Task description ::
From the entries that follow, reproduce exactly and only the lines from the line with "Rebuild this chart as a Python script, using matplotlib." to the line with "fig = plt.figure(figsize=(7.2, 4.72), dpi=100)", endpoints included.

* Start The records *

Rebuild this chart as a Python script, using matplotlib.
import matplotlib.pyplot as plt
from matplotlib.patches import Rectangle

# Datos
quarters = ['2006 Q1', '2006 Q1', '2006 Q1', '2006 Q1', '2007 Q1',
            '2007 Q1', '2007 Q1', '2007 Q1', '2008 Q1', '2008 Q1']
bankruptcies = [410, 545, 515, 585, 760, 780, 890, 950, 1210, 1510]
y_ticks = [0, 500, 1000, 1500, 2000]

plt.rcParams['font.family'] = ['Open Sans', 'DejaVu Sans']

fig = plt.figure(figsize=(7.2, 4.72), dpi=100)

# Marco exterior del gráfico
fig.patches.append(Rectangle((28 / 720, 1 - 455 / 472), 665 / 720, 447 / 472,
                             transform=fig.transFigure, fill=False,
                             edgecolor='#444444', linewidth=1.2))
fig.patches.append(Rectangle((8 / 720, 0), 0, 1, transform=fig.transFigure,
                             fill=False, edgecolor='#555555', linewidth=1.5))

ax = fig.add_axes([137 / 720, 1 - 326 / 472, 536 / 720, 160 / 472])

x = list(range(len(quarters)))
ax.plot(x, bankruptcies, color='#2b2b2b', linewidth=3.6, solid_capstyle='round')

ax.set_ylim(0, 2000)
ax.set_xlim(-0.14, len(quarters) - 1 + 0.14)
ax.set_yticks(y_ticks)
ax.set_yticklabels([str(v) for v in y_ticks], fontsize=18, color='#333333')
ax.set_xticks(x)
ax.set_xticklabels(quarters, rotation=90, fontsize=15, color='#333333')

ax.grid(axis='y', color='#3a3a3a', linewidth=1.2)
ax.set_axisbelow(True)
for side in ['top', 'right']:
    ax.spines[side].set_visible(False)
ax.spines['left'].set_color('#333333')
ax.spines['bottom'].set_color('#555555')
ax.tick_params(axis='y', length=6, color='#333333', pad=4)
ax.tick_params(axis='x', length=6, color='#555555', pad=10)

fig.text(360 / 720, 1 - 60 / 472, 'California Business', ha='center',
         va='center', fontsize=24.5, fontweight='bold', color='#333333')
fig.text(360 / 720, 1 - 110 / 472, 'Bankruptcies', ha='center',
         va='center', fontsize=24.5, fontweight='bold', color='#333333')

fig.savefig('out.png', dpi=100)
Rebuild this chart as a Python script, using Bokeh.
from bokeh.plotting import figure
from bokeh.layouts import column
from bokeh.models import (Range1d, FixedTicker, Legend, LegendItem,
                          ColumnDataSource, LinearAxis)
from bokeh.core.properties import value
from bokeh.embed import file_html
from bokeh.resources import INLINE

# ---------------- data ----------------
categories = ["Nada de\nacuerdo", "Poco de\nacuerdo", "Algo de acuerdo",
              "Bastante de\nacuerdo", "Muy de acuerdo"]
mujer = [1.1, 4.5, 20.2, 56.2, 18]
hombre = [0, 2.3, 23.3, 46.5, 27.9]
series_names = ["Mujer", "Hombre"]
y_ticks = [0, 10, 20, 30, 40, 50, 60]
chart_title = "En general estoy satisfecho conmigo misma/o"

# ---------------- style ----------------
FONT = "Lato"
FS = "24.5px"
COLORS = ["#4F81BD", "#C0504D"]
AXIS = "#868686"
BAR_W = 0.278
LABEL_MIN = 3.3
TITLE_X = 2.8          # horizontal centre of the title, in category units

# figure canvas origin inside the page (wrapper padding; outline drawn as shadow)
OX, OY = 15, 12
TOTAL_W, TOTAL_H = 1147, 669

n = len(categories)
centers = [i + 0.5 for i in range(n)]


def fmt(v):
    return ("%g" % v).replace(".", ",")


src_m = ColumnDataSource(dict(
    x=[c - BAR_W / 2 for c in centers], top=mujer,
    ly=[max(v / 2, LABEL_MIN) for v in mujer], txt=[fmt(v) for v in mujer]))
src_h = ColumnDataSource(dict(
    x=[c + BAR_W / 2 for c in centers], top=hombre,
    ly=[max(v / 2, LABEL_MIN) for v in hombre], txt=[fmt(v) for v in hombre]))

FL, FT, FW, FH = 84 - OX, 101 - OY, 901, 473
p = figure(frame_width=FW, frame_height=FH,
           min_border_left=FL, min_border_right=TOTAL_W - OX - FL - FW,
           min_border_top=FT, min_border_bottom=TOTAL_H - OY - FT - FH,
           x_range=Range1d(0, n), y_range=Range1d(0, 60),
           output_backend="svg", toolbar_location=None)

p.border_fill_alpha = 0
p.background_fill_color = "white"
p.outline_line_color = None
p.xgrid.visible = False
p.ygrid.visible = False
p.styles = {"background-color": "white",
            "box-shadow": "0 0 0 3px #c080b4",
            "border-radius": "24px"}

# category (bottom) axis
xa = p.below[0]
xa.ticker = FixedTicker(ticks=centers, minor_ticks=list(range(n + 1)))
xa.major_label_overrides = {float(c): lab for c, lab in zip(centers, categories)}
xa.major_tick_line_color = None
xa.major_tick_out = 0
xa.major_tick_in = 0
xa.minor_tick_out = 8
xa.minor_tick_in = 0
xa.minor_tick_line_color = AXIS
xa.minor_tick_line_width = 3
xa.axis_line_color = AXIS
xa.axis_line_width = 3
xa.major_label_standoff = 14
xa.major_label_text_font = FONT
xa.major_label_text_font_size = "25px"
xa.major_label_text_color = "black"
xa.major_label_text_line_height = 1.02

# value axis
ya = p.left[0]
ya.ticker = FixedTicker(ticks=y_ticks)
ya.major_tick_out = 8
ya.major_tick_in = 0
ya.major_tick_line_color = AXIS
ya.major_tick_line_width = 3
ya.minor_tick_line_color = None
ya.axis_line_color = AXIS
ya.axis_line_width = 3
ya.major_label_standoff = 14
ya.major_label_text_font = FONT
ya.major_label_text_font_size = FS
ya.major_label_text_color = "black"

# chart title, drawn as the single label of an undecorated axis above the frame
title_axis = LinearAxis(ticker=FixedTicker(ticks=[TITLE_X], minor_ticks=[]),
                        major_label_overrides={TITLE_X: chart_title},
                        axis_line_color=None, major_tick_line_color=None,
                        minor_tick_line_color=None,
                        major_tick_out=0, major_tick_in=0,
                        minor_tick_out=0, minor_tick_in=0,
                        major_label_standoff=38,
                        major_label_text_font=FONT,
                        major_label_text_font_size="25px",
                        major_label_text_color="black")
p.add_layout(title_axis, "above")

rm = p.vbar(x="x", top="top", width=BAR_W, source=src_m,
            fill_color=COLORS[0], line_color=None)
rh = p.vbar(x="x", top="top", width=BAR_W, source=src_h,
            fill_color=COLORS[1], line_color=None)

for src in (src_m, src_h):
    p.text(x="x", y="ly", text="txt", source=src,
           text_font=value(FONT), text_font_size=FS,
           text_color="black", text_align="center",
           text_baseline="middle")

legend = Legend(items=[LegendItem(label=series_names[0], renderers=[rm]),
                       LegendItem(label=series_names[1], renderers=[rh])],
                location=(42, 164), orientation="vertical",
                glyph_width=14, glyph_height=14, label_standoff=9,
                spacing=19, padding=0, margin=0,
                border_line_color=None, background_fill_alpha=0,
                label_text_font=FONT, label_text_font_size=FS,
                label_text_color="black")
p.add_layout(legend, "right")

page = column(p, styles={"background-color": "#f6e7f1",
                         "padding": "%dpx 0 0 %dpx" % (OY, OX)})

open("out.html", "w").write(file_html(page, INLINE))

* End The records *
* Start The records *

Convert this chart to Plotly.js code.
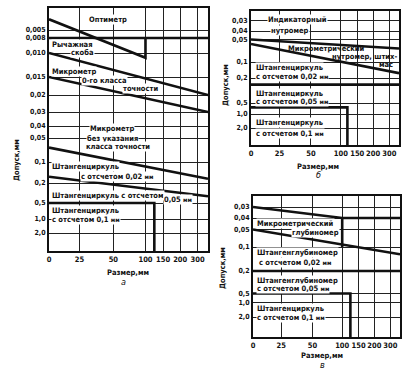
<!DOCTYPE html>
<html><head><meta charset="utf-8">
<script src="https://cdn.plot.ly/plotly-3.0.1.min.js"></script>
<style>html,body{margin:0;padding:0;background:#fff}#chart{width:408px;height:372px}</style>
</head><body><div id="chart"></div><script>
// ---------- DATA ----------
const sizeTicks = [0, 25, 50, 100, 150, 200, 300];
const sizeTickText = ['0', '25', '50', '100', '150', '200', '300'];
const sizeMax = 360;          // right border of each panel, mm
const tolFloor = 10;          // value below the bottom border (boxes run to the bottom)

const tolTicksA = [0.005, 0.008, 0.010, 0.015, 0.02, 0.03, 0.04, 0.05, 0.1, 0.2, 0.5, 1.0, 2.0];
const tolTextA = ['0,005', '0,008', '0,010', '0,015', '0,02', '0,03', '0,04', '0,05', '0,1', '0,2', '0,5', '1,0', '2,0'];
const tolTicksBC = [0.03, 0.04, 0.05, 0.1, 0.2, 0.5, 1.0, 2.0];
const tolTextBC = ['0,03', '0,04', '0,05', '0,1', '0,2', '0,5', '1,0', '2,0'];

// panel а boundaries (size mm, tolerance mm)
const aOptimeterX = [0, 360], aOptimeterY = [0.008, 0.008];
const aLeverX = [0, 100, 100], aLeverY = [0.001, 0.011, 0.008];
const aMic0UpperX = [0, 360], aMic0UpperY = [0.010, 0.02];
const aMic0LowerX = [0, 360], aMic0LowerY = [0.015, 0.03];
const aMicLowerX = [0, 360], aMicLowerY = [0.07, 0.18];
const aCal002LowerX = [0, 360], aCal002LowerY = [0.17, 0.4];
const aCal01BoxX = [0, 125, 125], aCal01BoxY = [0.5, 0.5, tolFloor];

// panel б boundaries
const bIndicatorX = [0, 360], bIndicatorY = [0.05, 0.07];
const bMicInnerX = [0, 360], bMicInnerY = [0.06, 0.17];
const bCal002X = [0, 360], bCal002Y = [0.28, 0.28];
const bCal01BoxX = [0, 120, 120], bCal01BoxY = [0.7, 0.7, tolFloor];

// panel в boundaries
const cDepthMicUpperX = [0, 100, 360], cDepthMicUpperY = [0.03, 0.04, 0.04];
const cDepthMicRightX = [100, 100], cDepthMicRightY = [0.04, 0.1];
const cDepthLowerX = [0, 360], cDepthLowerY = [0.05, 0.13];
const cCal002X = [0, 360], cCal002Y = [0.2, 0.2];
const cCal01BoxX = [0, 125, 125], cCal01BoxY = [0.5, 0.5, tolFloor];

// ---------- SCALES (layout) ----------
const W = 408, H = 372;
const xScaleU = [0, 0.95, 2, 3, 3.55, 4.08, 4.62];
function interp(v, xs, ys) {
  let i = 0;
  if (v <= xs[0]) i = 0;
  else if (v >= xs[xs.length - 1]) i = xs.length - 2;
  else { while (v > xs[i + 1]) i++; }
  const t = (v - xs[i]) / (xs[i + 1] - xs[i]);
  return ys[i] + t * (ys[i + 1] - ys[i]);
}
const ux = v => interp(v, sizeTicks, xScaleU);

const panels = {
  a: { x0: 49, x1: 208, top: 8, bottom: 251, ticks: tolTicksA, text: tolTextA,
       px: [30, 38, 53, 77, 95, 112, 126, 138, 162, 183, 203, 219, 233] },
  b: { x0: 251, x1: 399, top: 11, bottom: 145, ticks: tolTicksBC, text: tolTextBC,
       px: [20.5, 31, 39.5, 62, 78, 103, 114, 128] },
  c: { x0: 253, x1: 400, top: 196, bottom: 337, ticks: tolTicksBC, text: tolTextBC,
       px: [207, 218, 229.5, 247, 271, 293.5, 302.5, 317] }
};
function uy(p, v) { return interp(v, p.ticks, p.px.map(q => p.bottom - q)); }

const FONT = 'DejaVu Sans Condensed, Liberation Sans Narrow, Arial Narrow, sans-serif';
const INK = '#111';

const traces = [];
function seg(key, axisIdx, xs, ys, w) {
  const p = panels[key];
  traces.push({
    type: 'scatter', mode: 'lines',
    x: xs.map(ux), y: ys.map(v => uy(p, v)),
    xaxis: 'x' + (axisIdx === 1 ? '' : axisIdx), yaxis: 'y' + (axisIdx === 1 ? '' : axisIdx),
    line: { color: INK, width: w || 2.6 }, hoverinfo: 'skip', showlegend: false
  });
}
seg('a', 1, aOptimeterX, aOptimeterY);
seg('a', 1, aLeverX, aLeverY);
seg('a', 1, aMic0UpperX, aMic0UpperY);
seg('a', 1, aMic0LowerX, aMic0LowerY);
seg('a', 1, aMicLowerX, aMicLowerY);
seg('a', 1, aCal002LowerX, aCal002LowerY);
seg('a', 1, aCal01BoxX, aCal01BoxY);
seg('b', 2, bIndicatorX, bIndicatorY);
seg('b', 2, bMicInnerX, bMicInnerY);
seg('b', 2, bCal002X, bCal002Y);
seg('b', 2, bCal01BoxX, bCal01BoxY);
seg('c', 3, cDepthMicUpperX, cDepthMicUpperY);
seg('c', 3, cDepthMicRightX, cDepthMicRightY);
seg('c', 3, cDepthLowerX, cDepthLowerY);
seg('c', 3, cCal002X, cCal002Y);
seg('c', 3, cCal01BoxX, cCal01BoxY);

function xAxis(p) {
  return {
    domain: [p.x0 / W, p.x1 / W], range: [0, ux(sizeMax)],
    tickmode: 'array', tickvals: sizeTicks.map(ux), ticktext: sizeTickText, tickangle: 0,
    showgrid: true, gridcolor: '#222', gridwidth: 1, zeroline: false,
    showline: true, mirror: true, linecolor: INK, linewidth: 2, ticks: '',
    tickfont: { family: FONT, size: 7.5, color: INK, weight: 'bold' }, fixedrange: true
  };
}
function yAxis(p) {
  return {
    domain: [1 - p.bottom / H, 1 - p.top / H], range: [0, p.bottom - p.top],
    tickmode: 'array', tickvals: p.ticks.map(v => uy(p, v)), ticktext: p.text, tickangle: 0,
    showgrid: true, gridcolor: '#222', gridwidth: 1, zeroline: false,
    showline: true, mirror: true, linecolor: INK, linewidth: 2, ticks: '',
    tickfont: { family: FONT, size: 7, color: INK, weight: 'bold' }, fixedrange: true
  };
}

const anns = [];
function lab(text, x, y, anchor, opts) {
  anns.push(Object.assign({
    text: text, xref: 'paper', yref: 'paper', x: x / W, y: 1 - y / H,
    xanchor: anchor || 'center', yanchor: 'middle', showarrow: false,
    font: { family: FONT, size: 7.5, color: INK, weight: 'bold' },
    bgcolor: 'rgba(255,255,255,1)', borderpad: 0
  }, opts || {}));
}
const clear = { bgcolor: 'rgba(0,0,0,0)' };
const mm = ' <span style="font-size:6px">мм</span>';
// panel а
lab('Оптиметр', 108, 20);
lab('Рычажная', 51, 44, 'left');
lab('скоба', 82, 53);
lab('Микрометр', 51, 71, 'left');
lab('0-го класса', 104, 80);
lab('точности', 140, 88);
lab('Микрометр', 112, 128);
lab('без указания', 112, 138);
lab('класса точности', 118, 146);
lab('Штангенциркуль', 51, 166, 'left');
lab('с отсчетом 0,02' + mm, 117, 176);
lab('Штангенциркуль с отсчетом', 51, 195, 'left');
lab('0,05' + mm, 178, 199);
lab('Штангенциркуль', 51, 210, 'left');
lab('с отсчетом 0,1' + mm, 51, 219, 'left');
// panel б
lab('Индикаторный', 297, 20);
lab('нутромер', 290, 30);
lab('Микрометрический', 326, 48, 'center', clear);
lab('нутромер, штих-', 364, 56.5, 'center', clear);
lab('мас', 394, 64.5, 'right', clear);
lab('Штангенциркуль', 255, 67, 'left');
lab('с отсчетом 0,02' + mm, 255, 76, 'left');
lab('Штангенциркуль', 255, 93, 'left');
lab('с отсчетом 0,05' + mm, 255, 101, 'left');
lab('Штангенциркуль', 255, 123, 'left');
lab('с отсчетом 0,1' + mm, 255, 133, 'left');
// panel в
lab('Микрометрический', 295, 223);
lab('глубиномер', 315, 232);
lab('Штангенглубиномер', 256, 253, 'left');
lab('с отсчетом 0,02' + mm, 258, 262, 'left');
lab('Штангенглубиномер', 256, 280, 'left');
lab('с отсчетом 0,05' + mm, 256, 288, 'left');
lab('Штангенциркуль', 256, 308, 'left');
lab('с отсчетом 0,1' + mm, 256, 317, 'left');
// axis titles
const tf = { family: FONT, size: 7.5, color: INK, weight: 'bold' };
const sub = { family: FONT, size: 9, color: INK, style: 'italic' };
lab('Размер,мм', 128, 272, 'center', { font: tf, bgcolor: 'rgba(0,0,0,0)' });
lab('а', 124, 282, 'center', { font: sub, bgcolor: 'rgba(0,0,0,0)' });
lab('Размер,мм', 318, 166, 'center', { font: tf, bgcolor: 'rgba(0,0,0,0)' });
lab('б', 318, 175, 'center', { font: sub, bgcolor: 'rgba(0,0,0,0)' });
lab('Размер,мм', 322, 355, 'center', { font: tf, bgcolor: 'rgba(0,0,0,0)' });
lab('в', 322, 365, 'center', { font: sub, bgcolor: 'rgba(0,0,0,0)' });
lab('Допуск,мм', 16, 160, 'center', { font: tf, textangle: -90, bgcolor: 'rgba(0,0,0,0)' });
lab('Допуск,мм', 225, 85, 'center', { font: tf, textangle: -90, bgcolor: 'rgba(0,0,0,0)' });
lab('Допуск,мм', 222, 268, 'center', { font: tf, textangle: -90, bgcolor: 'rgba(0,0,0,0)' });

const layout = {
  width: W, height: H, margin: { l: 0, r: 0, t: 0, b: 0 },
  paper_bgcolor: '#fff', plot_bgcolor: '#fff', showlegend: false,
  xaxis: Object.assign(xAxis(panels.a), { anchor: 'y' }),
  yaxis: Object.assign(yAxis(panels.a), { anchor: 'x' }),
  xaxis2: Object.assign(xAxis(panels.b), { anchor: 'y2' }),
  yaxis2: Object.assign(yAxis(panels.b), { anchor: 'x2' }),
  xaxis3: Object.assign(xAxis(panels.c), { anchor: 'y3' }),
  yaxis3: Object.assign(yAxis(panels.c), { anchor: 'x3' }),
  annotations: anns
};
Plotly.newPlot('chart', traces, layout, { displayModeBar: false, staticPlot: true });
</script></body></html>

* End The records *

Exercise answer ::
Rebuild this chart as a Python script, using matplotlib.
import matplotlib.pyplot as plt
from matplotlib.patches import Rectangle

# Datos
quarters = ['2006 Q1', '2006 Q1', '2006 Q1', '2006 Q1', '2007 Q1',
            '2007 Q1', '2007 Q1', '2007 Q1', '2008 Q1', '2008 Q1']
bankruptcies = [410, 545, 515, 585, 760, 780, 890, 950, 1210, 1510]
y_ticks = [0, 500, 1000, 1500, 2000]

plt.rcParams['font.family'] = ['Open Sans', 'DejaVu Sans']

fig = plt.figure(figsize=(7.2, 4.72), dpi=100)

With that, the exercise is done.